A mil leguas de distancia, cualquier corazón palpitaría al escuchar la voz, más acostumbrada al eco del recinto cerrado de la iglesia que a las concentraciones, esforzándose por llegar, movilizadora, a tanto campesino, a tanto hombre y mujer sin trabajo ni tierra, a tanto niño sin amparo: todos, fervorosos y esperanzados por primera vez en muchos años, ante el verbo de un mandatario que esta vez no promete, conmina a andar juntos por el bien del país.
No hubo más galas que las concernientes a la vida de ese hombre común que conforma la identidad paraguaya: concierto de arpas, las «africanas» batucadas, danzas indígenas, y un discurso hablado en dos lenguas por un mandatario que conoce bien su raíz. Por eso, cada frase fue dicha en español y en guaraní.
Así celebró el pueblo una asunción inédita allí, en Latinoamérica y en el mundo, que el Vaticano bendijo cuando entendió que Fernando Lugo hubiera dejado la práctica sacerdotal para cumplir los ruegos de ese pueblo que le pidió postularse, adivinando en él al enviado que Paraguay hacía rato le estaba pidiendo a Dios.
Fue un 15 de agosto grandioso que hace poco más de un año parecía solo una posibilidad, cuando tuve la oportunidad de conocer a Lugo gracias a la entrevista que, amable y modesto, concedió a esta reportera a propósito de su asistencia al Foro Hemisférico de Lucha contra los Tratados de Libre Comercio, en La Habana.
Al fin ha ocurrido lo que sugirió su hermana mientras le ayudaba a discernir en la encrucijada que se dibujó ante él cuando los hombres tocaron a su puerta el 17 de diciembre de 2006, y le mostraron las cien mil firmas que le solicitaban cambiar la palabra de fe, por la materialización de esa fe.
«Si ya has dedicado 30 años a la Iglesia, ¿por qué no dedicar cinco o diez años al país?», le había dicho ella.
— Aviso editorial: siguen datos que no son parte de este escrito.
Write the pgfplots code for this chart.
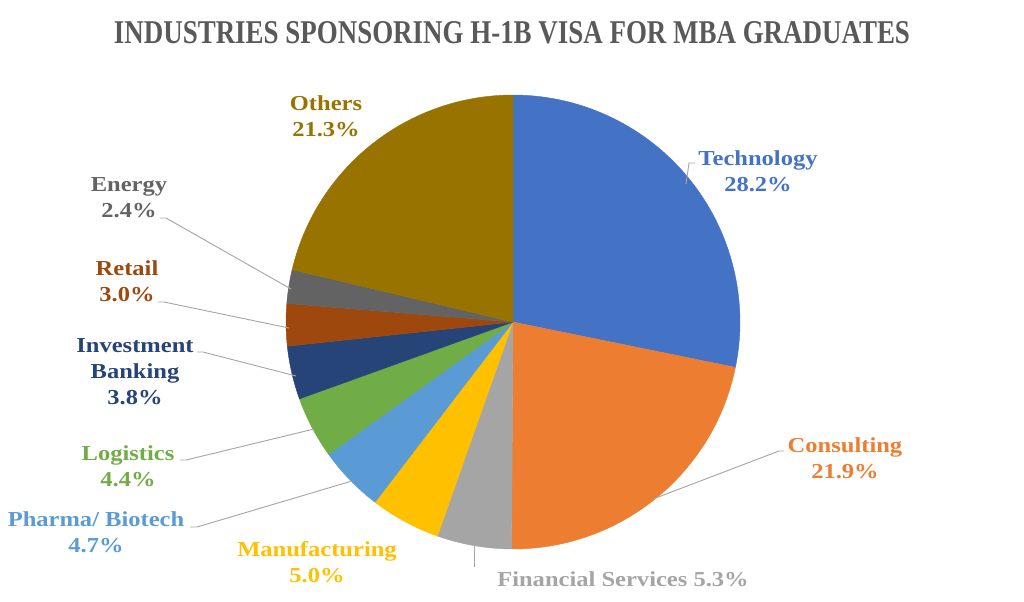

Y en efecto: la catedral del presidente Fernando Lugo es ahora la patria entera.
El voto que lo ha llevado a la primera magistratura ratifica que una nueva historia se teje en Latinoamérica. Los pueblos siguen rompiendo la gastada matriz de malos gobernantes surgidos de una politiquería sin crédito.
«Presidente-obispo-soldado» ha llamado a Lugo su colega venezolano Hugo Chávez, quien al regreso de Asunción describe al nuevo mandatario con «el rostro grave y decidido; humilde: el de un hombre que, según uno va conociéndolo, lo va queriendo más».
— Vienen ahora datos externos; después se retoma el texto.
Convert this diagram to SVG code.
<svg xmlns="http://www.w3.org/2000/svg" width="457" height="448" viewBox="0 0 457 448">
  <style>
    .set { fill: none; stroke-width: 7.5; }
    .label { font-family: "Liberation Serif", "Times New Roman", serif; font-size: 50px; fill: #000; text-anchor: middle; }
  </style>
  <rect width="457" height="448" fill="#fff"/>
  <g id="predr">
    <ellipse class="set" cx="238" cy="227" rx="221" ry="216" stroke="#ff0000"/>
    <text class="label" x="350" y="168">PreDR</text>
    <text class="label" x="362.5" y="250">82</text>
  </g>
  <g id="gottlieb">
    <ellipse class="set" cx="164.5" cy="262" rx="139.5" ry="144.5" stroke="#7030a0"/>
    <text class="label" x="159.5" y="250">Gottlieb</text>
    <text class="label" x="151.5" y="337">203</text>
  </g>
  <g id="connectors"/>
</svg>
La nación que renace es la misma que cinco años atrás visitó Fidel, invitado a los actos de asunción del hoy saliente Nicanor Duarte: un pueblo amoroso y solidario que le expresó su cariño y admiración, y muy distinto en la vida para quienes, de oídas, imaginábamos a Paraguay solo como el país de silencios obligados que había dejado la dictadura de Alfredo Stroessner, con sus rejas y torturas.
Gran ausente-presente en la juramentación de un gobierno que debe abrir las puertas a la justicia social, pensar en Fidel, en el símbolo que es y en Paraguay, hace evocar a alguien que, seguro muy a su pesar, tampoco ha estado.
Quién sabe qué otra historia inolvidable y real habrían inspirado los hechos a aquel ser pequeño y callado que recibió al líder de la Revolución Cubana en su casa, un hermoso día de agosto de 2003, y a quien todavía se le recuerda, emocionado y humilde, perdido en el abrazo que lo fundió con el invicto Comandante.
«Figura excepcional de las letras latinoamericanas y universales» y «amigo leal y entrañable de Cuba», escribió Fidel cuando conoció su pérdida...
Enfundado en su chaqueta de paño, evitando sin lograrlo ser el centro de la atención, es muy posible que Don Augusto encontraría ahora, también por primera vez, un motivo de alegría para esos hombres y mujeres sufridos de quienes nos contó tanto; los que esperan con Lugo el milagro y fueron, y son, el alma que anima el legado de Augusto Roa Bastos.